● Prompt
Repeat the lines exactly from the line that contains "Generate a LaTeX" through the line that contains "(0,0) rectangle (1140,1347);"; leave images out and add nothing.

● Dataset records
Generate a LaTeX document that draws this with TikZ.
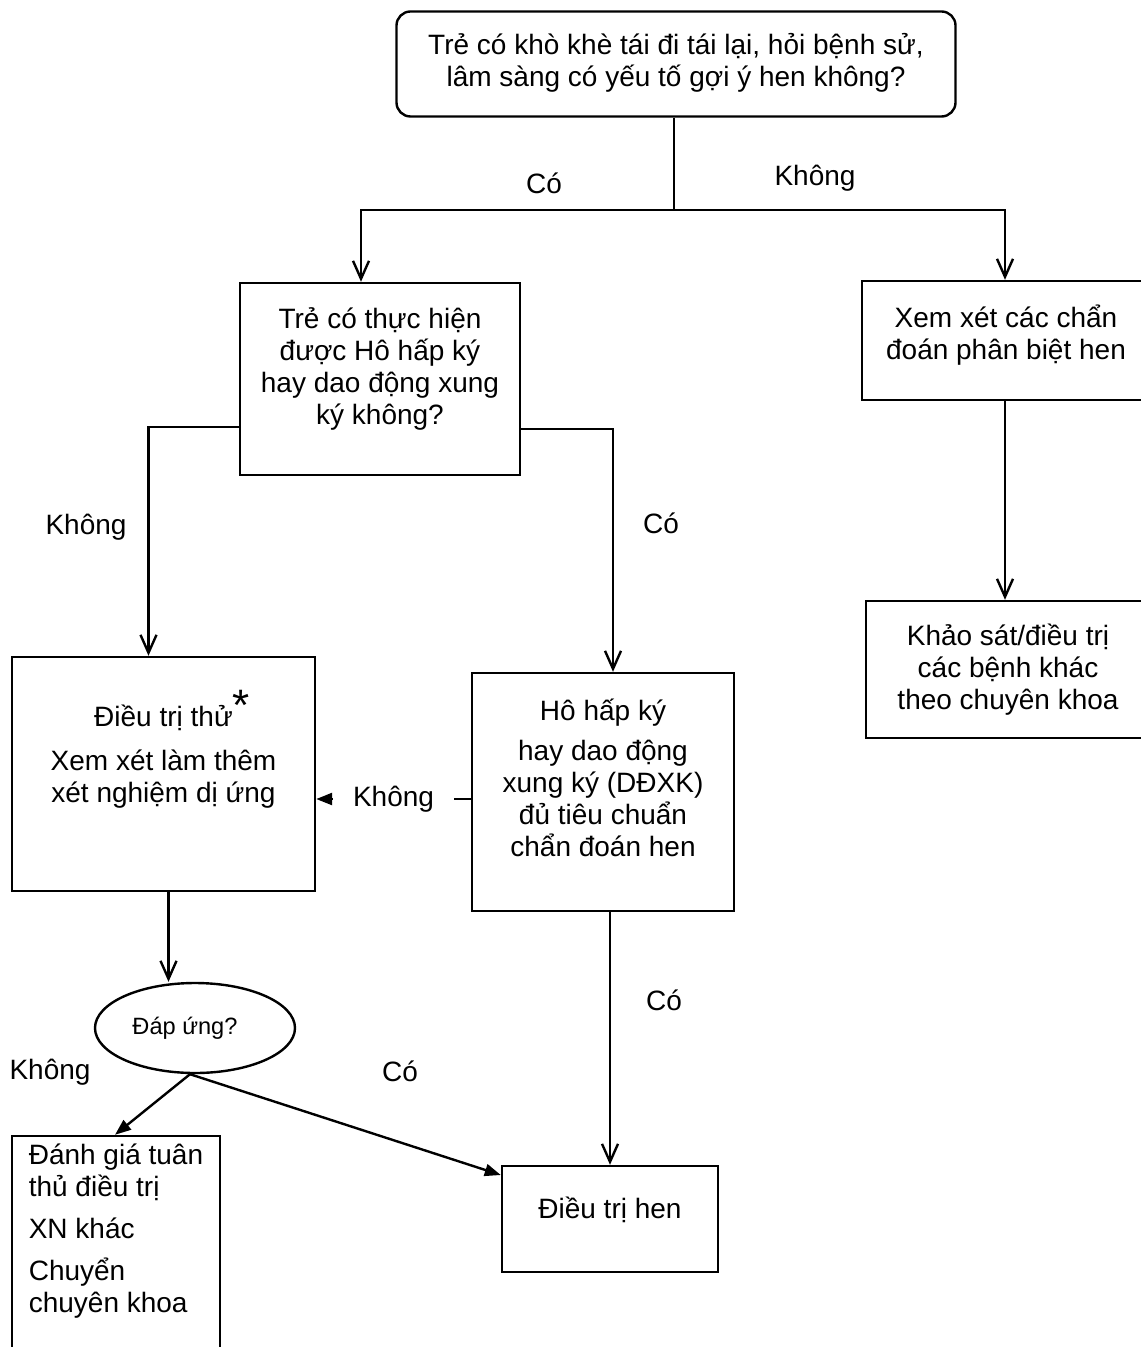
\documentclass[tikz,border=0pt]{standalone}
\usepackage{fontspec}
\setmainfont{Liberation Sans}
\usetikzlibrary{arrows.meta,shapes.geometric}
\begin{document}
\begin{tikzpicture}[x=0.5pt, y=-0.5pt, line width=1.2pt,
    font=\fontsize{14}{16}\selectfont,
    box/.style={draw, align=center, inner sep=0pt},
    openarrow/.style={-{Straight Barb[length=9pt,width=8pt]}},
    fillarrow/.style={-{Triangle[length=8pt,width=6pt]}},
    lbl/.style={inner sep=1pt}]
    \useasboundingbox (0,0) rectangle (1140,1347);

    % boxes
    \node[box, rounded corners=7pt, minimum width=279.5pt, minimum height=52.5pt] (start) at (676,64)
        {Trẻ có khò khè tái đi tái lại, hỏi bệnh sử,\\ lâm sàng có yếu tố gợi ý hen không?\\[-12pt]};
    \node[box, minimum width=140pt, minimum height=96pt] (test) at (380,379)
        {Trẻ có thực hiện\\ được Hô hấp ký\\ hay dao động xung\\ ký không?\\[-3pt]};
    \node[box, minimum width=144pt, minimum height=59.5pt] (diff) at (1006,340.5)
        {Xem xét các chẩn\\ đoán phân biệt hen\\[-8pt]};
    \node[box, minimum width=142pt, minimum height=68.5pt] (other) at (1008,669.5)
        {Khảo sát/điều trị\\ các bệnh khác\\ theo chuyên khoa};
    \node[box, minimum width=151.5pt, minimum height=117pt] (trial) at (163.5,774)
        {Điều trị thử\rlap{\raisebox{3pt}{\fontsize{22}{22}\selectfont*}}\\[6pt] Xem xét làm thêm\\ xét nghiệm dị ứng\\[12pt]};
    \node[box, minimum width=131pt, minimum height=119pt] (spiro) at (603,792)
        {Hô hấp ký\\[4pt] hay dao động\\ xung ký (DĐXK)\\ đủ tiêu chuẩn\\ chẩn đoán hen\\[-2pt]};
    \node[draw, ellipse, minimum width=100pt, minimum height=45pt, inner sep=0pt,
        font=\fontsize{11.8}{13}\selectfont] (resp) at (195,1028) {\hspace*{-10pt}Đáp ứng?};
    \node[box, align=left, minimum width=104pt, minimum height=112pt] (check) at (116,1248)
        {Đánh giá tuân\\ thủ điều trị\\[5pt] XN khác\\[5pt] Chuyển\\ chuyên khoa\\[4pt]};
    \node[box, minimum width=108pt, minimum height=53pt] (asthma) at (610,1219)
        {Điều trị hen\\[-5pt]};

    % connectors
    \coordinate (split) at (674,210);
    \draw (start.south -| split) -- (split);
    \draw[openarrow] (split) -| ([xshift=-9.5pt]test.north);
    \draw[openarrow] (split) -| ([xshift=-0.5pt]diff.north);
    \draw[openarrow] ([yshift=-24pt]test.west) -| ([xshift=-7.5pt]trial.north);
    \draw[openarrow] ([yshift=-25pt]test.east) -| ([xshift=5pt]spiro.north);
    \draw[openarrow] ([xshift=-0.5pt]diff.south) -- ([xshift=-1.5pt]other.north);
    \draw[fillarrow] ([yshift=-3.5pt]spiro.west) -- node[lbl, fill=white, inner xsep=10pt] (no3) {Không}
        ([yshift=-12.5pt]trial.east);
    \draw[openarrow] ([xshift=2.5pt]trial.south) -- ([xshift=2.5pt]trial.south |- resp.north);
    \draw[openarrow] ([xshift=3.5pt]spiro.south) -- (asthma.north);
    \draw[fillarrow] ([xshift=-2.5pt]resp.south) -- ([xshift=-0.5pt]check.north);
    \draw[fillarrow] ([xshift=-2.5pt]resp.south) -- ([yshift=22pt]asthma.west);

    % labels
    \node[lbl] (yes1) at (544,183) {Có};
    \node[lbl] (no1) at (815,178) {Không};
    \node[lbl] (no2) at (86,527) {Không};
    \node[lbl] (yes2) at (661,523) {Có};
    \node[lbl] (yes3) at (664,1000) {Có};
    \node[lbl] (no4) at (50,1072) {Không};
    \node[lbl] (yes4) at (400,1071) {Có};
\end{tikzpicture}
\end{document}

---

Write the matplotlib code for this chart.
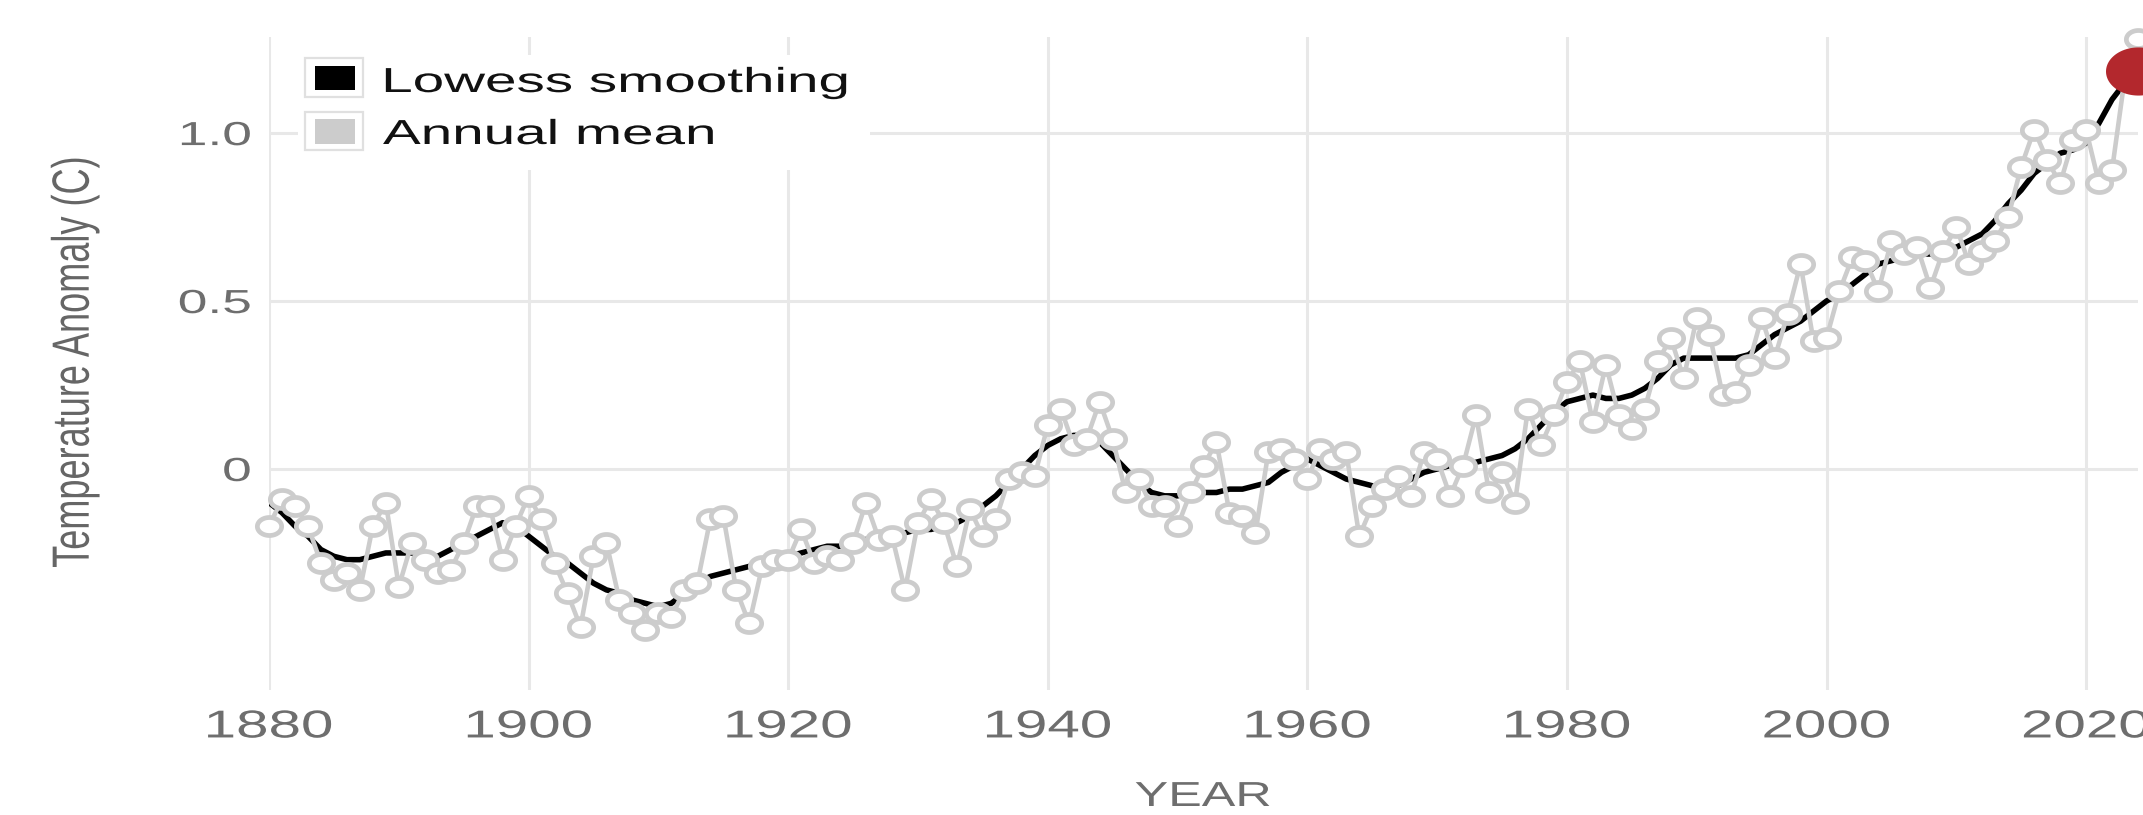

● Response to the exercise
Generate a LaTeX document that draws this with TikZ.
\documentclass[tikz,border=0pt]{standalone}
\usepackage{fontspec}
\setmainfont{Liberation Sans}
\usetikzlibrary{arrows.meta,shapes.geometric}
\begin{document}
\begin{tikzpicture}[x=0.5pt, y=-0.5pt, line width=1.2pt,
    font=\fontsize{14}{16}\selectfont,
    box/.style={draw, align=center, inner sep=0pt},
    openarrow/.style={-{Straight Barb[length=9pt,width=8pt]}},
    fillarrow/.style={-{Triangle[length=8pt,width=6pt]}},
    lbl/.style={inner sep=1pt}]
    \useasboundingbox (0,0) rectangle (1140,1347);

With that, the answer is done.